The rainbow logo
I saw the rainbow for the first time in my first year of secondary school, way back in the early 1980s. There was just one in a room full of BBC Model Bs and their too-square screens, on the nameplate of an Apple II. The BBCs weren’t bad machines as such – I would end up getting one at home so I could write bad adventure games. But they were outshone by the Apple, not least because it was the only computer in the room that had any video games on it.
The rainbow design wasn’t Apple’s first logo. The original one was created by Ron Wayne in 1976 and showed Sir Isaac Newton underneath the apple tree that would famously bonk him on the head, leading him to discover the concept of gravity. It was a very seventies kind of design, and its detail made it a pain to reproduce.
The Apple logo we know and love was the work of Regis McKenna’s creative director, Rob Janoff, who added the bite so that it wouldn’t be confused with a tomato. The logo was originally designed to be black only, to save on printing costs. But Steve Jobs insisted on colours to help humanise the company image.
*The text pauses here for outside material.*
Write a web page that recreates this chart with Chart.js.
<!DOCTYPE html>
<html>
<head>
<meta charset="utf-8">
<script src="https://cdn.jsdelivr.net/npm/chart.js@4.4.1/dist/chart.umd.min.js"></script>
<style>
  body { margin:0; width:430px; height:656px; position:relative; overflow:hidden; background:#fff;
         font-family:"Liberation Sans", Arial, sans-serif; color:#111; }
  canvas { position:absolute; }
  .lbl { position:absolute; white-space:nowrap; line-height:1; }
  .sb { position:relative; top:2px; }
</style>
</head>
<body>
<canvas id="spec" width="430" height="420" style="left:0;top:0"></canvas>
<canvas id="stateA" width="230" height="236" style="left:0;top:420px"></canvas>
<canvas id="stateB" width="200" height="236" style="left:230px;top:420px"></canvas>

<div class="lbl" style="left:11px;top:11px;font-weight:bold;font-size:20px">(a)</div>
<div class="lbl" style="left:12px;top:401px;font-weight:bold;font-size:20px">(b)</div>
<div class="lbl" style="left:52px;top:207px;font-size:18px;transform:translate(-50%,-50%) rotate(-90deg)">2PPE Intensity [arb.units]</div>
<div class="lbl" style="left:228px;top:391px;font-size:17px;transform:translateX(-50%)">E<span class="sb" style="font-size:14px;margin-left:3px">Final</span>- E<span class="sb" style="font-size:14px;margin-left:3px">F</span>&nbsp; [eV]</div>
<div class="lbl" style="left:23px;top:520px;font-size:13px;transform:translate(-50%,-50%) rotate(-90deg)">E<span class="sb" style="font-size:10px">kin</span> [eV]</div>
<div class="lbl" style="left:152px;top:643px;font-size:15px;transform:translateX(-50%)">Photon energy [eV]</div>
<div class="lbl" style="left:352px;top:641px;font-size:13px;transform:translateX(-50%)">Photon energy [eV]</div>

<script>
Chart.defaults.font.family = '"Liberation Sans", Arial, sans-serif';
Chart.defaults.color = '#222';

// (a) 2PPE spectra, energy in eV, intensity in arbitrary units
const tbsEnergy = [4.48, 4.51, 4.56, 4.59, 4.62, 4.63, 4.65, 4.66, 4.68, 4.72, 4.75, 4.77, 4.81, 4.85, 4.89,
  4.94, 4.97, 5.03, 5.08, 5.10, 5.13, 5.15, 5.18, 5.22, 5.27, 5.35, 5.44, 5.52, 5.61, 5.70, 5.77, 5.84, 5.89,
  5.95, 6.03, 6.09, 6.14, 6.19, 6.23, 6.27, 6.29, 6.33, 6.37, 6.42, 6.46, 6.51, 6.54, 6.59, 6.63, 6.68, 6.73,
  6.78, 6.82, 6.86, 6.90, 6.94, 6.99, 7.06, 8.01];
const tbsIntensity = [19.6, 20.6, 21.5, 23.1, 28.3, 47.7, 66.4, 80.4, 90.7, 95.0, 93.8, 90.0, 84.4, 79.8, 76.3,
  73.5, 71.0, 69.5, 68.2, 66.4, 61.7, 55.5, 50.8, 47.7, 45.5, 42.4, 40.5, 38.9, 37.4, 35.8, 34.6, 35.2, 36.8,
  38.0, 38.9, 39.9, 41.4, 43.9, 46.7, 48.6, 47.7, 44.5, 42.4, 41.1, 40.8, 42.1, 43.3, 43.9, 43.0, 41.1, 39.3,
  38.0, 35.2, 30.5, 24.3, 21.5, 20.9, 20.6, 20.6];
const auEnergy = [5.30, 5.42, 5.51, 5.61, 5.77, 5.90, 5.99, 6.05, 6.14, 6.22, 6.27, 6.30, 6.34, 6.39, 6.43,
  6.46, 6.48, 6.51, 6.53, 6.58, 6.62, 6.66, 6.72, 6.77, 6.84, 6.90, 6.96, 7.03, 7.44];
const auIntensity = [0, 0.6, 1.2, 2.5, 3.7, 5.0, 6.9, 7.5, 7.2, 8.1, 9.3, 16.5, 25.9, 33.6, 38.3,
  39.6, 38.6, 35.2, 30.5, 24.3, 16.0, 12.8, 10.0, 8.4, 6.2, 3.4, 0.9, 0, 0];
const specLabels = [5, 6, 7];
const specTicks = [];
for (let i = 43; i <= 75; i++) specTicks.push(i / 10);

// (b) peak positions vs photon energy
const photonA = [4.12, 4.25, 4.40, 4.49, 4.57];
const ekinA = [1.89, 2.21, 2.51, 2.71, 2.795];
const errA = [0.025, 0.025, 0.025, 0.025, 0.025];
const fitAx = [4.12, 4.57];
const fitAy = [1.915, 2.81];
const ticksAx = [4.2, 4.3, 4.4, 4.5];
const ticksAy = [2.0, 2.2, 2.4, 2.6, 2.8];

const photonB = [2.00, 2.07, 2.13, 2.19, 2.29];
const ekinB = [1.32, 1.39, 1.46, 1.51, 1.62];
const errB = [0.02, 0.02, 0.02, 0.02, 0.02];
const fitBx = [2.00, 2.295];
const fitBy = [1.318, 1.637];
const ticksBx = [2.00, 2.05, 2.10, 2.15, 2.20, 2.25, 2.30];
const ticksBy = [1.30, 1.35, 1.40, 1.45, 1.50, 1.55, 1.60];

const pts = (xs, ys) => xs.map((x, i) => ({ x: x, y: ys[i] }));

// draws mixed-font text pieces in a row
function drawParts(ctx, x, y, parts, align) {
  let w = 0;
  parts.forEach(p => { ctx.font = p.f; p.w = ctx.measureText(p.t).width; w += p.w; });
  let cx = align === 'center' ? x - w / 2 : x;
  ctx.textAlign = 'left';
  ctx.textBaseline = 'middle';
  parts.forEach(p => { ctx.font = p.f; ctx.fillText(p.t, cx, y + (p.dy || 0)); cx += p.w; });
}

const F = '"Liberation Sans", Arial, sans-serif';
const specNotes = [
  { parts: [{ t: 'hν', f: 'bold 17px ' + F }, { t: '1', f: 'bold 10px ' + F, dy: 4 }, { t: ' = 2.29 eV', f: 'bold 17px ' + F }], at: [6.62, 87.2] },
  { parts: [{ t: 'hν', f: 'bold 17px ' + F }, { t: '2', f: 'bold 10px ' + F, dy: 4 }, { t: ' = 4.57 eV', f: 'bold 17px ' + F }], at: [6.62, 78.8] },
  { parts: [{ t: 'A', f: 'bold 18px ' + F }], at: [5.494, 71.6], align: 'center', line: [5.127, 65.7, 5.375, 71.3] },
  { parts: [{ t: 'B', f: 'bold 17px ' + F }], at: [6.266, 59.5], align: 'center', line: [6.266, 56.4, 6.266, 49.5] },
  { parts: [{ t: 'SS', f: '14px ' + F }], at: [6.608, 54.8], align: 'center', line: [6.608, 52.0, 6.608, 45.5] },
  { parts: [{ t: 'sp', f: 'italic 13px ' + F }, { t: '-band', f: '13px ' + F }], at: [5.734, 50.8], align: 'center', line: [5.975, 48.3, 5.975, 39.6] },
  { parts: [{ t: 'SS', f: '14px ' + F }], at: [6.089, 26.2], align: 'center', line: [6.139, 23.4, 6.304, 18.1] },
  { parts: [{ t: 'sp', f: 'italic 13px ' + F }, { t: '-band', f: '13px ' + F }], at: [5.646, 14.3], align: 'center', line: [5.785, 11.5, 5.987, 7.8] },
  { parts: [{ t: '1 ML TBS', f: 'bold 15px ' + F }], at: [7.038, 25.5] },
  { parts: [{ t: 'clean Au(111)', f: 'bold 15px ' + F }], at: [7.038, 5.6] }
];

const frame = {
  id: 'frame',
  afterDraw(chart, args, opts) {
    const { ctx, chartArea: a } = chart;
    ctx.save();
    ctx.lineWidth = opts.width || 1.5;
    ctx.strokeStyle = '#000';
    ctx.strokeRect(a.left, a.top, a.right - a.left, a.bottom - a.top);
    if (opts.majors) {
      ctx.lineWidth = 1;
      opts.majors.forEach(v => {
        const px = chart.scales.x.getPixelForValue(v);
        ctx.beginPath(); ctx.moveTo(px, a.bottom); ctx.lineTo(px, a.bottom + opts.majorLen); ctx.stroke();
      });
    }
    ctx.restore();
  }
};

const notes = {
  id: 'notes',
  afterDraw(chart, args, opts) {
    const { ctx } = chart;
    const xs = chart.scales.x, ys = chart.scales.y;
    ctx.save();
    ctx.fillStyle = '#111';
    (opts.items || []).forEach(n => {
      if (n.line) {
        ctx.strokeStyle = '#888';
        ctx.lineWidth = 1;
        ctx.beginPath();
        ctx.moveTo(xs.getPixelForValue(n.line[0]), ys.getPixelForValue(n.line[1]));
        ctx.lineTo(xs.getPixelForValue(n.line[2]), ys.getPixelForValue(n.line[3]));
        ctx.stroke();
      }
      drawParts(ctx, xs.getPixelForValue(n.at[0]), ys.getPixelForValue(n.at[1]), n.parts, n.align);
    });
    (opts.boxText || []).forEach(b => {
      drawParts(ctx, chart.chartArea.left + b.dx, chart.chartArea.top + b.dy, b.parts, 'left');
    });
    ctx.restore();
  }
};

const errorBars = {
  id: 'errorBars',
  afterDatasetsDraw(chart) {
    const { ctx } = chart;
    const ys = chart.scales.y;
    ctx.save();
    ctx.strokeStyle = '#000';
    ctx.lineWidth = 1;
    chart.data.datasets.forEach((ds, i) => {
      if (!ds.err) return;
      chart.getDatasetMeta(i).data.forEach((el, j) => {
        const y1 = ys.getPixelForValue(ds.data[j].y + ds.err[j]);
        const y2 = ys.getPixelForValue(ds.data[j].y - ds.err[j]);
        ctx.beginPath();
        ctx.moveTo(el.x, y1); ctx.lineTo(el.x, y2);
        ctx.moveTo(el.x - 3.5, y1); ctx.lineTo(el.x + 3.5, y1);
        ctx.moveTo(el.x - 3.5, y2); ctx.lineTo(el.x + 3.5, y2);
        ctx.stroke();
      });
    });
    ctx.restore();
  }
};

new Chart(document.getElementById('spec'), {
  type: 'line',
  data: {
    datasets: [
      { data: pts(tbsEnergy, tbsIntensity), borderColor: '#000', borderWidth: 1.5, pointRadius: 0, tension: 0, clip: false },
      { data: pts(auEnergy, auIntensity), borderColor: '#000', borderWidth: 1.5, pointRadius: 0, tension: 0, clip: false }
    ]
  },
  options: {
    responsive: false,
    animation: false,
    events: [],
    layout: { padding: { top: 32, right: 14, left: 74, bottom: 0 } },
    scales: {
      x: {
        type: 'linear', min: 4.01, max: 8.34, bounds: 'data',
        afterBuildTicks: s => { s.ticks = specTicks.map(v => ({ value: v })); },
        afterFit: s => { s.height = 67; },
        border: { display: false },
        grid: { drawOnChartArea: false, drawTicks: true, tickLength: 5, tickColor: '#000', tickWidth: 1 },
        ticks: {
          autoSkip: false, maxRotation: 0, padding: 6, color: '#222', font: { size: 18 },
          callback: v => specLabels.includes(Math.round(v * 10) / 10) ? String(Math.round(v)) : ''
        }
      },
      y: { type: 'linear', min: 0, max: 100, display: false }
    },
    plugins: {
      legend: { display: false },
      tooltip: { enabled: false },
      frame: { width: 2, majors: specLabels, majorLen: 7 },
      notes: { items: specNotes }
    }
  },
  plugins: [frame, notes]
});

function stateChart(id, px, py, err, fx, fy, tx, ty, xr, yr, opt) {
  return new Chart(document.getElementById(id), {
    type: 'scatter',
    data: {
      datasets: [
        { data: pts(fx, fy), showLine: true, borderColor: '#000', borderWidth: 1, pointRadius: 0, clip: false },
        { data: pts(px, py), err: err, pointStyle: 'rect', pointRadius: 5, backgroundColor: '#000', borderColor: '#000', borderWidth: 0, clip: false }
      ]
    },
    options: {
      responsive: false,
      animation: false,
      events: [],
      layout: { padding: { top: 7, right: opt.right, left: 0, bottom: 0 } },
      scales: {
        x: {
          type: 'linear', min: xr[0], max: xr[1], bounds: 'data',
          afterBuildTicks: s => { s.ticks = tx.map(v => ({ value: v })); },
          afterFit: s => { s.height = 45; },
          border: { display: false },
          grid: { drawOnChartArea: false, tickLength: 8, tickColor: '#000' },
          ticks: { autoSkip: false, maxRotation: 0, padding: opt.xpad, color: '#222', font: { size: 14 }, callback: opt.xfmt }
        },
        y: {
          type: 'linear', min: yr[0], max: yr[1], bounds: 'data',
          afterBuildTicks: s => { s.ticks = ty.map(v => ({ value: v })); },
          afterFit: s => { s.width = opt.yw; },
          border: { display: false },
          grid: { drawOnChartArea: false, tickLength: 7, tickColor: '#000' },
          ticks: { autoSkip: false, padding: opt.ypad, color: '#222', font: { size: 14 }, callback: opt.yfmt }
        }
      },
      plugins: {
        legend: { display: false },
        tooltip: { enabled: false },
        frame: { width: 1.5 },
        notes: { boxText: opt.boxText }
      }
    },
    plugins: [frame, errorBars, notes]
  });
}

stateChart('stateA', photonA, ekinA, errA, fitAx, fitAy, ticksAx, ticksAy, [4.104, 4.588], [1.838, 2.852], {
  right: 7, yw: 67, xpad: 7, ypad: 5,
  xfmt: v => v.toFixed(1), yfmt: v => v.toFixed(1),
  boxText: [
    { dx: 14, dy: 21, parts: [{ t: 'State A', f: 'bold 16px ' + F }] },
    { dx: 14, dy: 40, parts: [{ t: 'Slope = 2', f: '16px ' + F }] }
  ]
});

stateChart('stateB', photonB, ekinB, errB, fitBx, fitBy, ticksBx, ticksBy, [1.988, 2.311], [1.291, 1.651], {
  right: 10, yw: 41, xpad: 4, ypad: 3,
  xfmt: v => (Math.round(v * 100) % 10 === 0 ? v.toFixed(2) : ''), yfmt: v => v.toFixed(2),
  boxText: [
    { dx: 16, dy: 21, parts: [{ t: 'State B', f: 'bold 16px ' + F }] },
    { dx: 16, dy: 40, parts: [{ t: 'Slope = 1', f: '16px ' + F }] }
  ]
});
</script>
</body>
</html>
There was no subtext to the colours. Despite claims the rainbow was an implicit gay pride reference, or perhaps a tribute to persecuted British genius Alan Turing, Janoff says he hadn’t even considered either of these. And the bite out of the apple wasn’t a play on the word ‘byte’ either.
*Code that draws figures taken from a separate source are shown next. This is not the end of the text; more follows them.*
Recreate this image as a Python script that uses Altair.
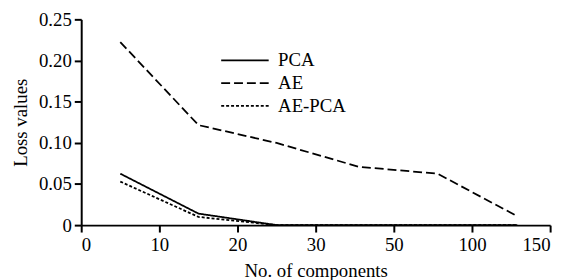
import altair as alt
import pandas as pd

components = [5, 15, 25, 41, 78, 129]
pca = [0.0625, 0.0140, 0.0, 0.0, 0.0, 0.0]
ae = [0.2224, 0.1215, 0.0998, 0.0709, 0.0625, 0.0108]
ae_pca = [0.0529, 0.0100, 0.0, 0.0, 0.0, 0.0]

series_names = ["PCA", "AE", "AE-PCA"]
x_ticks = [0, 10, 20, 30, 50, 100, 150]
y_ticks = [0, 0.05, 0.10, 0.15, 0.20, 0.25]

rows = []
for name, vals in zip(series_names, [pca, ae, ae_pca]):
    for c, v in zip(components, vals):
        rows.append({"components": c, "loss": v, "method": name})
df = pd.DataFrame(rows)

W = 474
H = 208
FONT = "Liberation Serif"
FS = 19
x_range = [W * i / (len(x_ticks) - 1) for i in range(len(x_ticks))]

chart = alt.Chart(df).mark_line(clip=False).encode(
    x=alt.X("components:Q",
            scale=alt.Scale(domain=x_ticks, range=x_range),
            axis=alt.Axis(values=x_ticks, title="No. of components", grid=False,
                          labelPadding=4, titlePadding=7)),
    y=alt.Y("loss:Q",
            scale=alt.Scale(domain=[0, 0.25], nice=False),
            axis=alt.Axis(values=y_ticks, title="Loss values", grid=False,
                          labelExpr="datum.value == 0 ? '0' : format(datum.value, '.2f')",
                          labelPadding=3, titlePadding=8)),
    strokeDash=alt.StrokeDash("method:N",
                              scale=alt.Scale(domain=series_names,
                                              range=[[1, 0], [9, 4], [3, 2]]),
                              legend=alt.Legend(title=None, orient="none",
                                                legendX=156, legendY=32,
                                                symbolType="M-3,0H3",
                                                symbolSize=256,
                                                symbolStrokeColor="black",
                                                symbolStrokeWidth=1.8,
                                                labelFontSize=FS,
                                                labelFont=FONT,
                                                labelOffset=24,
                                                rowPadding=3,
                                                padding=0)),
    detail="method:N",
    order=alt.Order("components:Q"),
).properties(
    width=W, height=H,
    autosize=alt.AutoSizeParams(type="none"),
    padding={"left": 74, "top": 10, "right": 12, "bottom": 54},
).configure_mark(
    color="black", strokeWidth=1.8
).configure_view(
    stroke=None
).configure_axis(
    domainColor="black", domainWidth=2, tickColor="black", tickWidth=2, tickSize=7,
    labelColor="black", labelFont=FONT, labelFontSize=FS,
    titleColor="black", titleFont=FONT, titleFontSize=FS, titleFontWeight="normal",
).configure_legend(
    labelColor="black"
)

chart.save("out.html", embed_options={"renderer": "svg", "actions": False})
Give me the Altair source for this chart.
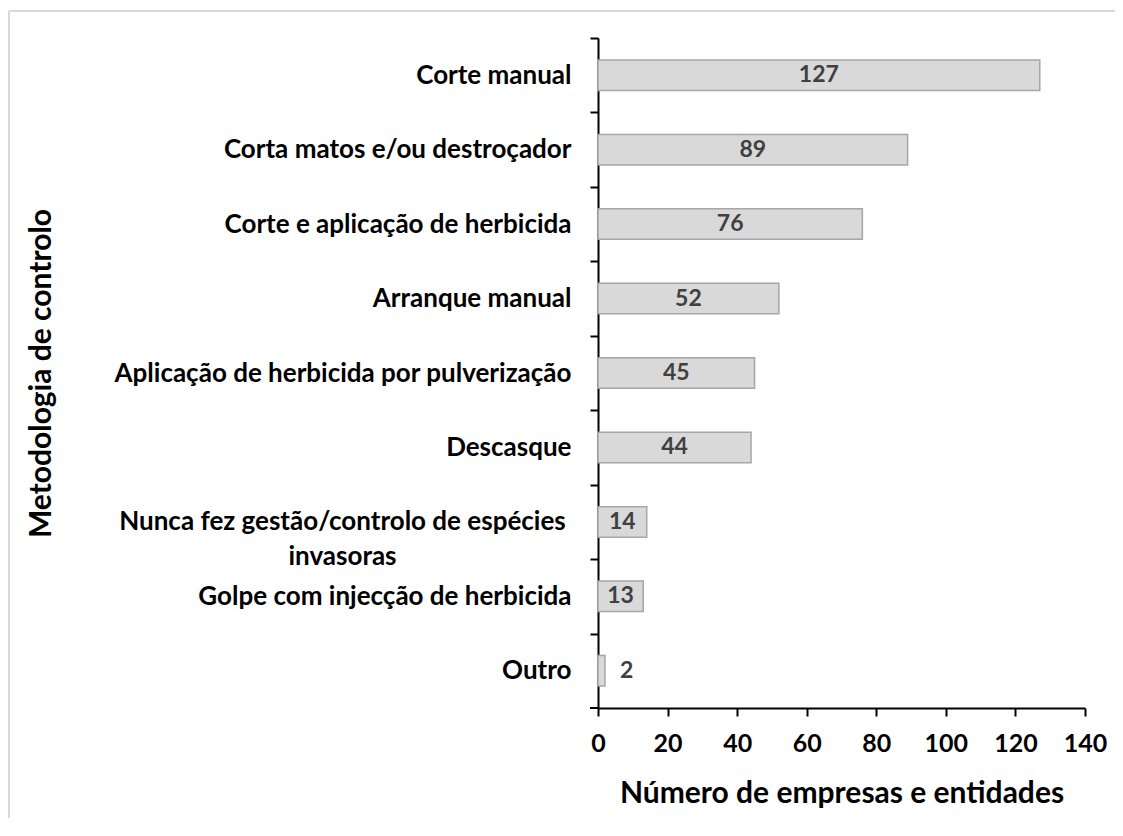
import altair as alt
import pandas as pd

categories = [
    "Corte manual",
    "Corta matos e/ou destroçador",
    "Corte e aplicação de herbicida",
    "Arranque manual",
    "Aplicação de herbicida por pulverização",
    "Descasque",
    "Nunca fez gestão/controlo de espécies invasoras",
    "Golpe com injecção de herbicida",
    "Outro",
]
values = [127, 89, 76, 52, 45, 44, 14, 13, 2]
x_ticks = [0, 20, 40, 60, 80, 100, 120, 140]

df = pd.DataFrame({"cat": categories, "n": values})

W, H = 487, 670
STEP = H / len(categories)
FONT = "Lato"
X_TITLE = "Número de empresas e entidades"
LONG = "Nunca fez gestão/controlo de espécies invasoras"
is_long = f"datum.value == '{LONG}'"

wrap_expr = (
    f"datum.label == '{LONG}' ? "
    "['Nunca fez gestão/controlo de espécies', 'invasoras'] : datum.label"
)

y_axis = alt.Axis(
    domainColor="black", domainWidth=2,
    tickColor="black", tickWidth=2, tickSize=8,
    tickOffset=-STEP / 2, labelOffset=STEP / 2,
    labelFont=FONT, labelFontSize=26, labelFontWeight="bold", labelColor="black",
    labelAlign={"condition": {"test": is_long, "value": "center"}, "value": "right"},
    labelPadding={"condition": {"test": is_long, "value": 248}, "value": 19},
    labelLimit=700, labelLineHeight=35,
    labelExpr=wrap_expr,
    titleFont=FONT, titleFontSize=30, titleFontWeight="bold", titleColor="black",
    titleX=-557, titleY=H / 2, titleBaseline="middle", titleAngle=270,
)
x_axis = alt.Axis(
    values=x_ticks, grid=False, labelFlush=False,
    domainColor="black", domainWidth=2,
    tickColor="black", tickWidth=2, tickSize=8,
    labelFont=FONT, labelFontSize=25, labelFontWeight="bold", labelColor="black",
    labelPadding=15,
    titleFont=FONT, titleFontSize=30, titleFontWeight="bold", titleColor="black",
    titleY=85, titleBaseline="middle",
)
x_scale = alt.Scale(domain=[0, 140], nice=False)

y_enc = alt.Y(
    "cat:N",
    sort=categories,
    title="Metodologia de controlo",
    scale=alt.Scale(paddingInner=0.59, paddingOuter=0.295),
    axis=y_axis,
)

bars = alt.Chart(df).mark_bar(
    fill="#d9d9d9", stroke="#a6a6a6", strokeWidth=1.5
).encode(x=alt.X("n:Q", title=X_TITLE, scale=x_scale, axis=x_axis), y=y_enc)

text_in = alt.Chart(df).transform_filter("datum.n >= 10").transform_calculate(
    mid="datum.n / 2"
).mark_text(
    font=FONT, fontSize=23, fontWeight="bold", color="#404040", baseline="middle"
).encode(
    x=alt.X("mid:Q", title=X_TITLE, scale=x_scale, axis=x_axis),
    y=y_enc,
    text="n:Q",
)

text_out = alt.Chart(df).transform_filter("datum.n < 10").mark_text(
    font=FONT, fontSize=23, fontWeight="bold", color="#404040",
    baseline="middle", align="left", dx=15,
).encode(
    x=alt.X("n:Q", title=X_TITLE, scale=x_scale, axis=x_axis),
    y=y_enc,
    text="n:Q",
)

one = pd.DataFrame({"a": [0]})
border_top = alt.Chart(one).mark_rule(color="#d9d9d9", strokeWidth=2).encode(
    x=alt.value(-589), x2=alt.value(530), y=alt.value(-27)
)
border_left = alt.Chart(one).mark_rule(color="#d9d9d9", strokeWidth=2).encode(
    x=alt.value(-589), y=alt.value(-27), y2=alt.value(800)
)
corner_tick = alt.Chart(one).mark_rule(color="black", strokeWidth=2).encode(
    x=alt.value(-8), x2=alt.value(0), y=alt.value(H)
)

chart = alt.layer(bars, text_in, text_out, border_top, border_left, corner_tick).properties(
    width=W,
    height=H,
    padding={"left": 590, "top": 30, "right": 30, "bottom": 110},
    autosize=alt.AutoSizeParams(type="none"),
).configure_view(stroke=None)

chart.save("out.html", embed_options={"renderer": "svg", "actions": False})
The rainbow finally lost its stripes in the late 1990s to become translucent and blue. There would be further colour changes – monochrome on some hardware, glassy on packaging – but bar the odd advert, the rainbow wouldn’t return, although the logo retains its classic shape.
That’s the right call, I think – the flat logo on the iPhone 6 makes it look like the monolith from 2001: A Space Odyssey, something a rainbow wouldn’t do – but it’s a shame too. Since I first saw it, I’ve associated the Apple rainbow with joy. At the time it was a blaze of colour in a world of beige.